Libraries Rock Summer Reading Program: Hawai‘i State Public Library System, through July 14, statewide and online. Register and log reading at librarieshawaii.beanstack.org or at a local library. Free. Reading rewards, activities, and programs for children, teens, and adults. 2018 participants have a chance to win a Roundtrip for four to anywhere Alaska Airlines flies.

Park Rangers invite the public to downtown Hilo to learn about the volcanic activity, to get their NPS Passport Book stamped, and to experience the Hawaiian cultural connection to volcanoes. Rangers are providing programs at the Mokupāpapa Discovery Center at 76 Kamehameha Avenue, Tuesday through Saturdays, from 9 a.m. to 4 p.m. Admission is free.
     Two Park Rangers are stationed at the Grand Naniloa Hotel in downtown Hilo, from 8 a.m. to 4:30 p.m., every Sunday and Monday, in the Willie K Crown Room - as long as nothing else is scheduled in the space. The rangers will be doing daily talks at 10 a.m. and 2 p.m. about the eruption. They will show the park film that is normally available to visitors to see at the Kilauea Visitor’s Center at the Summit, Born of Fire, Born in the Sea, every half-hour beginning at 9:30 a.m.

Sign Up for the Nāʻālehu Independence Day Parade, to be held June 30. If interested, call Debra McIntosh at 929-9872.

Tūtū and Me Offers Home Visits to those with keiki zero to five years old: home visits to aid with helpful parenting tips and strategies, educational resources, and a compassionate listening ear. Home visits are free, last 1.5 hours, two to four times a month, for a total of 12 visits, and snacks are provided. For info and to register, call Linda Bong 464-9634.

St. Jude's Episcopal Church Calls For More Volunteers for the Saturday community outreach. Especially needed are cooks for the soup served to those in need, and organizers for the hot showers. "Volunteering for St.

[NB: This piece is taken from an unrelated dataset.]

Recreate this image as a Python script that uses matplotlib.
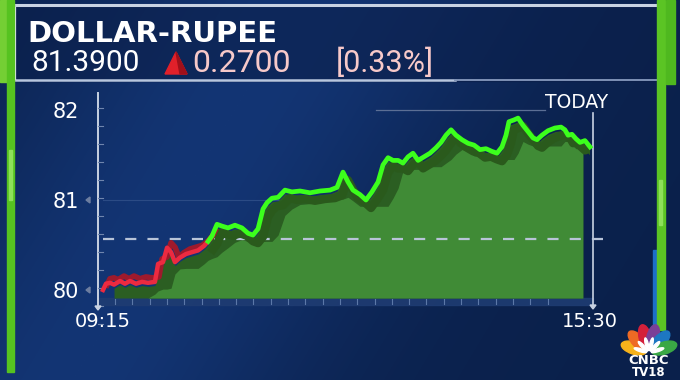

Jude's Saturday Shower and Soup ministry is an opportunity to serve God in a powerful way," states St. Jude's April newsletter. Volunteer by contacting Dave Breskin at 319-8333.

Volcano Forest Runs Registration Open through Friday, August 17, at 6 p.m. Half marathon $85, 10K $45, 5K $30. Registration increases August 1: half marathon to $95, 10K to $55, and 5K to $35. Race is run from Cooper Center on Wright Road in Volcano Village on Saturday, August 18.

5th annual Ka‘ū Coffee Trail Run registration open. Race day Sat, Sept 22, 7 a.m.; begins and ends at Ka‘ū Coffee Mill. Register online before Mon, July 9: 5K, $25/person; 10K, $35/person; and 1/2 Marathon, $45/person. From July 9 to Aug 11: $30/person, $40/person, and $45/person, respectively. From Aug 13 to Sept 20: $35/person, $45/person, and $55/person. Race day registration ends Sat, Sept 22, at 6:30 a.m. Event organizers, ‘O Ka‘ū Kākou; start location, Ka‘ū Coffee Mill.